WRITTEN INSTRUCTION: Leave out the images; return the rest of the data exactly.

MATERIAL PROVIDED:

——————————

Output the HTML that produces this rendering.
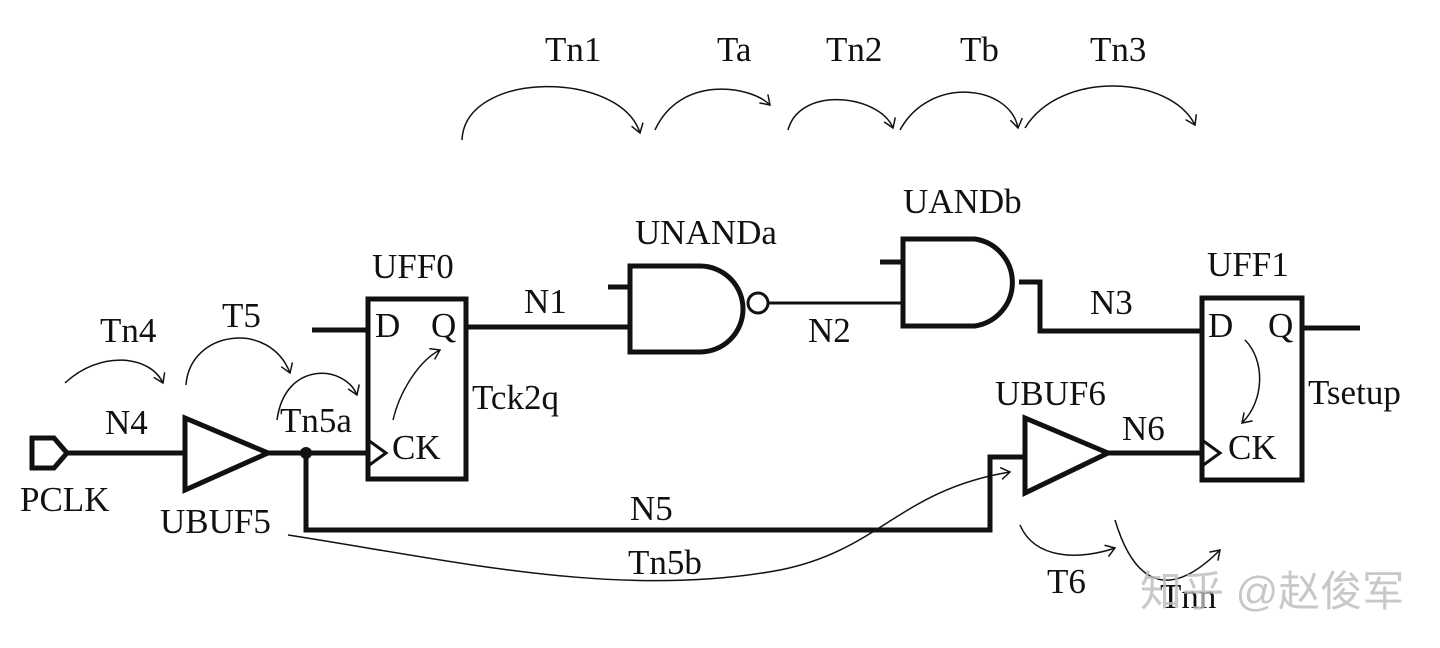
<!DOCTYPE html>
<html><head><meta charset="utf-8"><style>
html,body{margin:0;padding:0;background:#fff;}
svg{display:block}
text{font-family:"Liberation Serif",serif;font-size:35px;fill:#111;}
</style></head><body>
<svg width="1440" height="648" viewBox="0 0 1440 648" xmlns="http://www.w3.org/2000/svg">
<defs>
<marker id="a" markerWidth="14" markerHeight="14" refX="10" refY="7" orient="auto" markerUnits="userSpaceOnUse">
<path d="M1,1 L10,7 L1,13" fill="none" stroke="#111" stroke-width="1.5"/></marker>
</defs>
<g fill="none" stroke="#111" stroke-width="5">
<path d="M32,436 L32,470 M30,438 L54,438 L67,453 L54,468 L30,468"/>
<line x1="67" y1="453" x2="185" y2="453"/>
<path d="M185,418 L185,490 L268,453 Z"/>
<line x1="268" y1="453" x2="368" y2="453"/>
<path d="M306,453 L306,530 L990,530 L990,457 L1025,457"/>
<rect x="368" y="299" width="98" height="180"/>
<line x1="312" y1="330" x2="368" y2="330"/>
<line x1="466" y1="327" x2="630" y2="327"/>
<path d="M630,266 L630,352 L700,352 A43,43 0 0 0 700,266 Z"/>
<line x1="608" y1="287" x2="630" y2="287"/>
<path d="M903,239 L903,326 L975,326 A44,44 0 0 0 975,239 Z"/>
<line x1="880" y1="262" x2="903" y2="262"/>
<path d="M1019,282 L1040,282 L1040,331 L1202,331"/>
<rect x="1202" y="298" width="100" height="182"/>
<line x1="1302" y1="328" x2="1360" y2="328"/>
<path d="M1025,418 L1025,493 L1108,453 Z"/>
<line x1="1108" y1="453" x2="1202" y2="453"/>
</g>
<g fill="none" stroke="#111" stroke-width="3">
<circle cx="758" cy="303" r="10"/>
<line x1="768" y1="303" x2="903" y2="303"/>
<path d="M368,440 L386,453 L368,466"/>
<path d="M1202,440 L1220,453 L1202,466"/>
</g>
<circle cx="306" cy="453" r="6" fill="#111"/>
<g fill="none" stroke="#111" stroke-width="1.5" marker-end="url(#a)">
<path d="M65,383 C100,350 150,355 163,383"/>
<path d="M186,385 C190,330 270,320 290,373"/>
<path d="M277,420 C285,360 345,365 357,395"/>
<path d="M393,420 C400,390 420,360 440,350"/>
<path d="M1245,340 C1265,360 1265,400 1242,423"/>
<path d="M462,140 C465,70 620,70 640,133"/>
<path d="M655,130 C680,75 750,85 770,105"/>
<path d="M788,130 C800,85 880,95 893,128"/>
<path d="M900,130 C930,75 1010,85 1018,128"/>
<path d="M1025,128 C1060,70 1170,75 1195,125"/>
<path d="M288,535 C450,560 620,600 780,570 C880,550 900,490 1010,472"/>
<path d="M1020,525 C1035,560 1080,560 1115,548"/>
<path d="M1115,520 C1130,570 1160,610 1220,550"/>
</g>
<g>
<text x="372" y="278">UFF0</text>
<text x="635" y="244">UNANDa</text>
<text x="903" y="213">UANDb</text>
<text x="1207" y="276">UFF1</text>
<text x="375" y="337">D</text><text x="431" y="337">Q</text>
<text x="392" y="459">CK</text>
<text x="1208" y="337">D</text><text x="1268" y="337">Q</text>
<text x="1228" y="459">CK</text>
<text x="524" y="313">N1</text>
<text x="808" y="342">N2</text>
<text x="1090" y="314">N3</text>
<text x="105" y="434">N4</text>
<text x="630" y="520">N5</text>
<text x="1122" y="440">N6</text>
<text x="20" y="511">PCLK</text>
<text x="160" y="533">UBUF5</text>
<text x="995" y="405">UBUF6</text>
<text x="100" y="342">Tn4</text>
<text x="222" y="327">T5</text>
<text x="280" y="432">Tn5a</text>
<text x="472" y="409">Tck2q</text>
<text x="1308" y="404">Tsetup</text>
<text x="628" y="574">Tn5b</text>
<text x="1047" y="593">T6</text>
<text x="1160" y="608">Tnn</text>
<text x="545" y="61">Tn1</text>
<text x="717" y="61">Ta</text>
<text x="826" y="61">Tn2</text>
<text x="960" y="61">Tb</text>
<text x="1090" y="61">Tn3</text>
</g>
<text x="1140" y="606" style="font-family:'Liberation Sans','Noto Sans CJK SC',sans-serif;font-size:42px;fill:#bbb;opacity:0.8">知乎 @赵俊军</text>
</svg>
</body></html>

——————————

ANSWER FOR THE TASK:
Output the HTML that produces this rendering.
<!DOCTYPE html>
<html><head><meta charset="utf-8"><style>
html,body{margin:0;padding:0;background:#fff;}
svg{display:block}
text{font-family:"Liberation Serif",serif;font-size:35px;fill:#111;}
</style></head><body>
<svg width="1440" height="648" viewBox="0 0 1440 648" xmlns="http://www.w3.org/2000/svg">
<defs>
<marker id="a" markerWidth="14" markerHeight="14" refX="10" refY="7" orient="auto" markerUnits="userSpaceOnUse">
<path d="M1,1 L10,7 L1,13" fill="none" stroke="#111" stroke-width="1.5"/></marker>
</defs>
<g fill="none" stroke="#111" stroke-width="5">
<path d="M32,436 L32,470 M30,438 L54,438 L67,453 L54,468 L30,468"/>
<line x1="67" y1="453" x2="185" y2="453"/>
<path d="M185,418 L185,490 L268,453 Z"/>
<line x1="268" y1="453" x2="368" y2="453"/>
<path d="M306,453 L306,530 L990,530 L990,457 L1025,457"/>
<rect x="368" y="299" width="98" height="180"/>
<line x1="312" y1="330" x2="368" y2="330"/>
<line x1="466" y1="327" x2="630" y2="327"/>
<path d="M630,266 L630,352 L700,352 A43,43 0 0 0 700,266 Z"/>
<line x1="608" y1="287" x2="630" y2="287"/>
<path d="M903,239 L903,326 L975,326 A44,44 0 0 0 975,239 Z"/>
<line x1="880" y1="262" x2="903" y2="262"/>
<path d="M1019,282 L1040,282 L1040,331 L1202,331"/>
<rect x="1202" y="298" width="100" height="182"/>
<line x1="1302" y1="328" x2="1360" y2="328"/>
<path d="M1025,418 L1025,493 L1108,453 Z"/>
<line x1="1108" y1="453" x2="1202" y2="453"/>
</g>
<g fill="none" stroke="#111" stroke-width="3">
<circle cx="758" cy="303" r="10"/>
<line x1="768" y1="303" x2="903" y2="303"/>
<path d="M368,440 L386,453 L368,466"/>
<path d="M1202,440 L1220,453 L1202,466"/>
</g>
<circle cx="306" cy="453" r="6" fill="#111"/>
<g fill="none" stroke="#111" stroke-width="1.5" marker-end="url(#a)">
<path d="M65,383 C100,350 150,355 163,383"/>
<path d="M186,385 C190,330 270,320 290,373"/>
<path d="M277,420 C285,360 345,365 357,395"/>
<path d="M393,420 C400,390 420,360 440,350"/>
<path d="M1245,340 C1265,360 1265,400 1242,423"/>
<path d="M462,140 C465,70 620,70 640,133"/>
<path d="M655,130 C680,75 750,85 770,105"/>
<path d="M788,130 C800,85 880,95 893,128"/>
<path d="M900,130 C930,75 1010,85 1018,128"/>
<path d="M1025,128 C1060,70 1170,75 1195,125"/>
<path d="M288,535 C450,560 620,600 780,570 C880,550 900,490 1010,472"/>
<path d="M1020,525 C1035,560 1080,560 1115,548"/>
<path d="M1115,520 C1130,570 1160,610 1220,550"/>
</g>
<g>
<text x="372" y="278">UFF0</text>
<text x="635" y="244">UNANDa</text>
<text x="903" y="213">UANDb</text>
<text x="1207" y="276">UFF1</text>
<text x="375" y="337">D</text><text x="431" y="337">Q</text>
<text x="392" y="459">CK</text>
<text x="1208" y="337">D</text><text x="1268" y="337">Q</text>
<text x="1228" y="459">CK</text>
<text x="524" y="313">N1</text>
<text x="808" y="342">N2</text>
<text x="1090" y="314">N3</text>
<text x="105" y="434">N4</text>
<text x="630" y="520">N5</text>
<text x="1122" y="440">N6</text>
<text x="20" y="511">PCLK</text>
<text x="160" y="533">UBUF5</text>
<text x="995" y="405">UBUF6</text>
<text x="100" y="342">Tn4</text>
<text x="222" y="327">T5</text>
<text x="280" y="432">Tn5a</text>
<text x="472" y="409">Tck2q</text>
<text x="1308" y="404">Tsetup</text>
<text x="628" y="574">Tn5b</text>
<text x="1047" y="593">T6</text>
<text x="1160" y="608">Tnn</text>
<text x="545" y="61">Tn1</text>
<text x="717" y="61">Ta</text>
<text x="826" y="61">Tn2</text>
<text x="960" y="61">Tb</text>
<text x="1090" y="61">Tn3</text>
</g>
<text x="1140" y="606" style="font-family:'Liberation Sans','Noto Sans CJK SC',sans-serif;font-size:42px;fill:#bbb;opacity:0.8">知乎 @赵俊军</text>
</svg>
</body></html>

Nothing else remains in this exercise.